The Denver Post’s Sunday perspective page features Independence Institute president Jon Caldara and health care policy center director Linda Gorman laying out the case for Amendment 63, the “Right to Health Care Choice” citizens’ amendment. Jon and Linda write that “Washington went too far when it passed health care reform this year.”
It is worth noting that the majority of funding for the campaign against Amendment 63 and health care choice in Colorado comes from big union, monied interests in Washington D.C.; $65,000 from the Service Employees International Union, $15,000 from the AFL-CIO and $65,000 from the National Education Association.
In addition, beneficiaries of forcing people to buy health insurance products from large corporations that they may neither want, nor be able to afford, also oppose health care choice in Colorado. The advocates of massive corporate-welfare schemes like Obama Care includes the Colorado Medical Society and the Colorado Hospital Association. Add in the fact that some establishment media has editorialized against health care choice (though pro-liberty, pro-freedom media like the Colorado Springs Gazette says Amendment 63 “protects our freedom”) and it becomes obvious that Amendment 63 is a clear line in the sand between the dictates and desires of a big-government political class in Washington and its takings coalition cronies and their enablers in Colorado, against the rest of us.
So here is the Caldara and Gorman piece in its entirety. And remember, if you can read this, you are the resistance.
Stop D.C. Yes on 63.
Washington went too far when it passed health care reform this year. While the voters of Colorado can’t change federal law, we can amend Colorado’s constitutional Bill of Rights to guarantee a right to health care choice and to stand up to D.C.
Amendment 63 — the Health Care Choice Amendment — makes certain that state officials cannot force you to buy a health insurance product you do not want, from a large corporation that you may not like, at a price that you may not be able to afford.
The amendment does three clear and unambiguous things:
• It guarantees that the state of Colorado cannot force you to participate in a health plan against your will.
• It guarantees that you have the right to spend your own money on lawful health care.

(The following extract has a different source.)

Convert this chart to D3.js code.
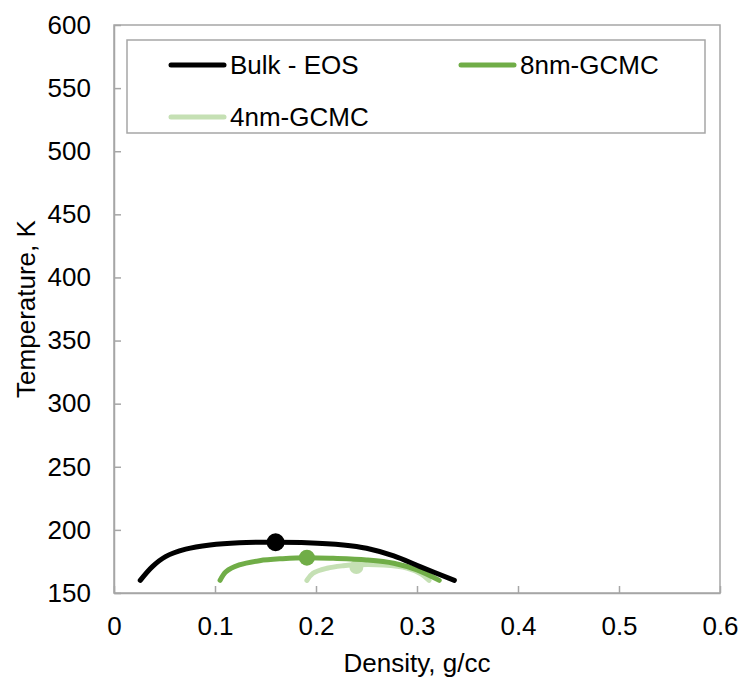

• It prevents the state from using your tax money to enforce federal laws that interfere with these rights. In this, Amendment 63 sends a strong message to politicians in Washington, D.C.

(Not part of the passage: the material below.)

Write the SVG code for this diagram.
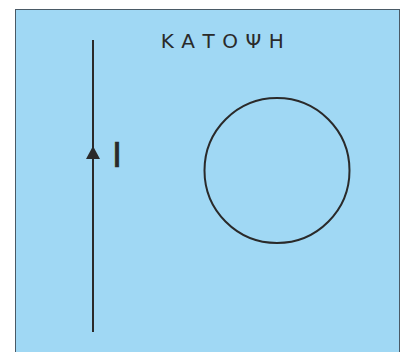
<svg xmlns="http://www.w3.org/2000/svg" width="400" height="352" viewBox="0 0 400 352">
<style>
.ink{stroke:#2a2a2a;stroke-width:2;fill:none}
.t{font-family:"DejaVu Sans","Liberation Sans",sans-serif;fill:#2a2a2a}
</style>
<rect x="15.5" y="9.5" width="384" height="344" fill="#a0d8f4" stroke="#4a5a66" stroke-width="1"/>
<text class="t" x="226" y="48" font-size="20" text-anchor="middle" letter-spacing="7.5">ΚΑΤΟΨΗ</text>
<g id="connectors">
<line class="ink" x1="93" y1="40" x2="93" y2="332"/>
<polygon points="93,146 86,159 100,159" fill="#2a2a2a"/>
</g>
<g id="current">
<text class="t" x="117" y="167" font-size="34" text-anchor="middle" font-family="Liberation Sans, sans-serif" stroke="#2a2a2a" stroke-width="0.7">I</text>
</g>
<g id="loop">
<circle class="ink" cx="277" cy="170.5" r="72.5"/>
</g>
</svg>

There are three reasons why the Colorado Constitution needs to be amended to protect your rights.
First, it is wrong for government to mandate that people buy a product simply because they are alive. Even mandates to buy car insurance apply only if you own a car and drive it on public roads.
Health insurance mandates require that you buy health services before you buy anything else, whether you want to or not. Food, housing, clothing and transportation all come second. Mandates raise the cost of health care by forcing you to use health insurance to pay for routine health care expenses.

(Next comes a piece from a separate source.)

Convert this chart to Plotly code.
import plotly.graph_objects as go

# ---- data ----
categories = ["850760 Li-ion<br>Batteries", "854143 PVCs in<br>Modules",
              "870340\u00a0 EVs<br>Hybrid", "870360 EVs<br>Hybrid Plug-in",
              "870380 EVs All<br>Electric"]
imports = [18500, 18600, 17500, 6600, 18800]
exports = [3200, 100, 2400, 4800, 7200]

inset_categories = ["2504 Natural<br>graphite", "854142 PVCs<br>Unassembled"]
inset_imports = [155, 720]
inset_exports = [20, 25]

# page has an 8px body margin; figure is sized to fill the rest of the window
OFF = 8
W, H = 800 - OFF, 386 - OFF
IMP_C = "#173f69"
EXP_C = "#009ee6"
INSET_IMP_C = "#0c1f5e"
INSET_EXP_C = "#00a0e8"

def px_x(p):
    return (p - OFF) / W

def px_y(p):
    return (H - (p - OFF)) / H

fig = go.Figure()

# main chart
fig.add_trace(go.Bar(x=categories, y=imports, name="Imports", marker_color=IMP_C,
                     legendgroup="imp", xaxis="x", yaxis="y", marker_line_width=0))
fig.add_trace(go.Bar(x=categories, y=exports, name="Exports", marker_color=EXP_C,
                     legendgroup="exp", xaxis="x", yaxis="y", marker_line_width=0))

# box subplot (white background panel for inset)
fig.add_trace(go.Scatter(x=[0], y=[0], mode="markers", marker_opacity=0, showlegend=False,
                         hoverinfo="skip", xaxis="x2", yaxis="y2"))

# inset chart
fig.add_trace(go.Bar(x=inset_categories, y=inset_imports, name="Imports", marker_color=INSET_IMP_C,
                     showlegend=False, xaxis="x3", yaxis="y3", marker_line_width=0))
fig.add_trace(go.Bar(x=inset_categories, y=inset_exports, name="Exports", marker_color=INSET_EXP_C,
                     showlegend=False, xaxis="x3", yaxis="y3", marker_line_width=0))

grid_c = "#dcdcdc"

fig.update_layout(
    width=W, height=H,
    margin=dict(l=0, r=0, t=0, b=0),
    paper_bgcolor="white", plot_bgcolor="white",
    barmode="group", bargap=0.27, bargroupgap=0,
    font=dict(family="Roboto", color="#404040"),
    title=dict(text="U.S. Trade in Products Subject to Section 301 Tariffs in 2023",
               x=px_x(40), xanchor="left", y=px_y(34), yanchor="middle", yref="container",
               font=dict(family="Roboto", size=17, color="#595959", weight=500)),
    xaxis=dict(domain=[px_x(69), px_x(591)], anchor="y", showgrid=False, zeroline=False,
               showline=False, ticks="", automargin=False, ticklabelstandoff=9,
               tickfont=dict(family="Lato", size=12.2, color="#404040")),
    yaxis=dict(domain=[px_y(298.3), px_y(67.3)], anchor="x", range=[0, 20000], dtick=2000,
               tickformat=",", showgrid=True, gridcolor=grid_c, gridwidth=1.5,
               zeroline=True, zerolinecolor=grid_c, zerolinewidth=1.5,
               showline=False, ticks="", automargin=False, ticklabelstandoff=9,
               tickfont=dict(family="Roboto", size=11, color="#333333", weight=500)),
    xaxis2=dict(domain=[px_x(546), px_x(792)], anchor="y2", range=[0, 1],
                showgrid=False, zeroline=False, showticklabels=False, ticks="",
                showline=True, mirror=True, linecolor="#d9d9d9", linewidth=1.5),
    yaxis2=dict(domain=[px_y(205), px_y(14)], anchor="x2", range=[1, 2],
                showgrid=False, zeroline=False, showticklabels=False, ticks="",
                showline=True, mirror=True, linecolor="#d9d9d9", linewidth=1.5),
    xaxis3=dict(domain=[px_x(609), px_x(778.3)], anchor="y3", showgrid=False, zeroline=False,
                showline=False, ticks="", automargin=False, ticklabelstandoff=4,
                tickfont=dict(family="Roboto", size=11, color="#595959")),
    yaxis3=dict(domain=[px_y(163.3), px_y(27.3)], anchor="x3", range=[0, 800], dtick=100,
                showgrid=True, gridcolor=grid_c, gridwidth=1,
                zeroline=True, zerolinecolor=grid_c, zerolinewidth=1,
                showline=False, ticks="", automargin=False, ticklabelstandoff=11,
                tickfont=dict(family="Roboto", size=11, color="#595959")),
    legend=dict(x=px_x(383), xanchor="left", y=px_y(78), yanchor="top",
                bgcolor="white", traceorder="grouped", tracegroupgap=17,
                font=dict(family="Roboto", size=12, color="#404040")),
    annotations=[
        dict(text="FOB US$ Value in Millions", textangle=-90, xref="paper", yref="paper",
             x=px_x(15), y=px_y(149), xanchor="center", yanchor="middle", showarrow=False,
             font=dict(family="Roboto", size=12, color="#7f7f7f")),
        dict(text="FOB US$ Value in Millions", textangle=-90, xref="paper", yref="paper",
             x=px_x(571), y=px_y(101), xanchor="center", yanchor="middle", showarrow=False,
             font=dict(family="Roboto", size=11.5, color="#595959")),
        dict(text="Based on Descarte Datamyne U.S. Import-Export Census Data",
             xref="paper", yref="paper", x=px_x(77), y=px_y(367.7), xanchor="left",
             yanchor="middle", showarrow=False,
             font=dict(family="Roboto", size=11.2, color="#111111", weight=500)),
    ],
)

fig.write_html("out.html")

Amendment 63 lowers health care costs by outlawing mandates. Coloradans already know that they can reduce their overall health care bill by buying health insurance policies that have higher deductibles and by paying cash for routine services. Everyone saves money when you pay your doctor directly rather than making him submit a bill to a bureaucratic insurance company.
For example, the cash price for a mammogram at one Denver provider was $135. It was $235 when billed to an insurance company.
People who oppose Amendment 63 claim that health insurance mandates somehow lower health costs. They say mandates reduce costs by forcing people into the insurance pool at gunpoint.
Data from the Colorado Blue Ribbon Commission on Health Care Reform show they are wrong. It found that for 2007, the estimated cost of uncompensated care for the uninsured in Colorado was $85 per insured person per year. The commission found that forcing everyone into the insurance pool would require an additional $3 billion a year in state spending because people who couldn’t afford mandated health insurance would have to be given taxpayer-funded subsidies so that they could buy it.
With mandates, your premium costs would fall by $85 per insured person, but your taxes would go up by $1,071 per insured person.
Second, Amendment 63 would stop a future state legislature from doing what Massachusetts did: making it illegal to buy the insurance you want, and forcing you to buy the insurance that a group of bureaucratic elitists say you should have. Even better, it stops a future legislature from doing what Canadian provinces did: taking over all health care and forcing everyone to buy health care from the state government at whatever price it dictates.
Under Amendment 63, the Colorado legislature can set up voluntary public health plans just like it does now (63 does not affect voluntary programs such as Medicaid, CHP+, and Medicare).
Third, Amendment 63 protects your right to spend your own money on the health care that you want or need. You can do this in Colorado now, but what will politicians do to you in the future? In most of Canada, doctors are prohibited from accepting patients’ money for covered health services. Amendment 63 guarantees you will always have the right to purchase health care from a willing provider.
Under 63, Colorado will become a safe haven for private health care providers, clinics, hospitals and alternative medicine. And that means jobs, and economic development, along with health care choice.
For us, the rights protected by Amendment 63 are literally a matter of life or death. Jon Caldara’s son, Chance, is a special needs child. He has endured 10 operations in six years of life. He is alive because he had timely access to advanced medical care. Without Amendment 63’s constitutional protections, future bureaucrats could place the medical care that Chance needs far beyond his reach.